Wrong approach:CREATE MASKING POLICY mask_ssn AS (val STRING) RETURNS STRING -> CASE WHEN CURRENT_ROLE() IN ('HR') THEN val ELSE 'XXX-XX-XXXX' END;
Correct approach:CREATE MASKING POLICY mask_ssn AS (val STRING) RETURNS STRING -> CASE WHEN CURRENT_ROLE() IN ('HR') THEN val ELSE 'XXX-XX-XXXX' END; ALTER TABLE employees MODIFY COLUMN ssn SET MASKING POLICY mask_ssn;
Root cause:Masking policies must be explicitly linked to columns; creating them alone does not enforce masking.
#2Assuming masking policies protect data from all users including admins.
Wrong approach:Relying solely on masking policies for all data protection without restricting admin roles.
Correct approach:Combine masking policies with strict role management and limit admin access to sensitive data.
Root cause:Admins have privileges that can bypass masking, so additional controls are necessary.
#3Writing masking policies that expose sensitive data due to incorrect role checks.

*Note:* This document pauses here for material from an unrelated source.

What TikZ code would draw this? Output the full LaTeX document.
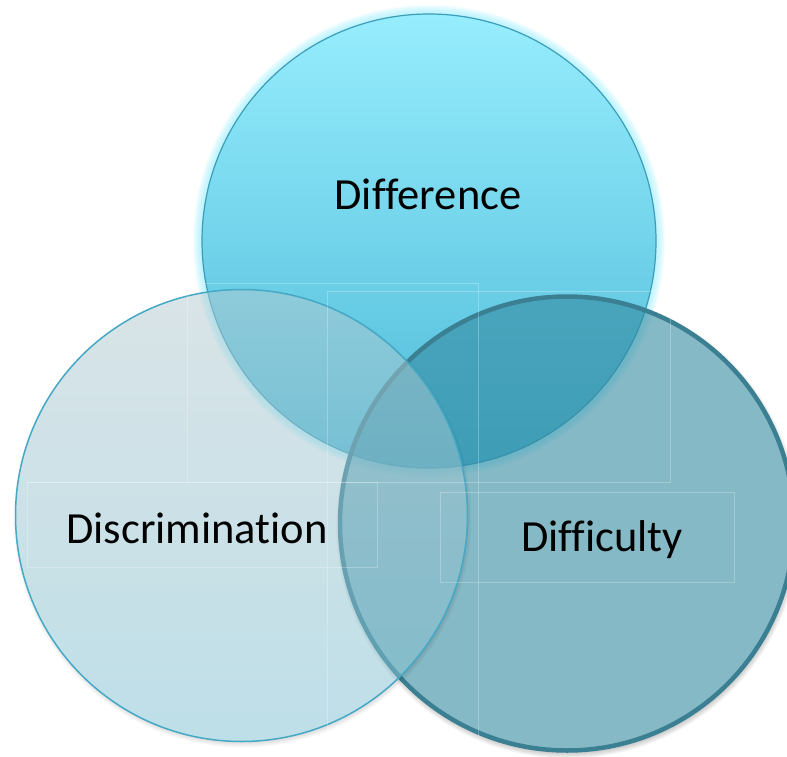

Wrong approach:CREATE MASKING POLICY mask_email AS (val STRING) RETURNS STRING -> CASE WHEN CURRENT_ROLE() = 'ANALYST' THEN val ELSE 'hidden@example.com' END;
Correct approach:CREATE MASKING POLICY mask_email AS (val STRING) RETURNS STRING -> CASE WHEN CURRENT_ROLE() IN ('ANALYST', 'MANAGER') THEN val ELSE 'hidden@example.com' END;
Root cause:Using '=' instead of 'IN' can exclude multiple authorized roles, causing unintended data exposure or masking.
Key Takeaways
Column-level security with masking policies protects sensitive data by showing masked or real values based on user roles without changing stored data.
Masking policies are dynamic SQL rules applied during query execution, ensuring flexible and context-aware data protection.
They must be explicitly attached to columns and combined with role-based access control for effective security.
Masking policies complement but do not replace encryption or strict access controls, and have some performance and scope limitations.
Understanding their design and limits helps build secure, compliant, and efficient data systems in Snowflake.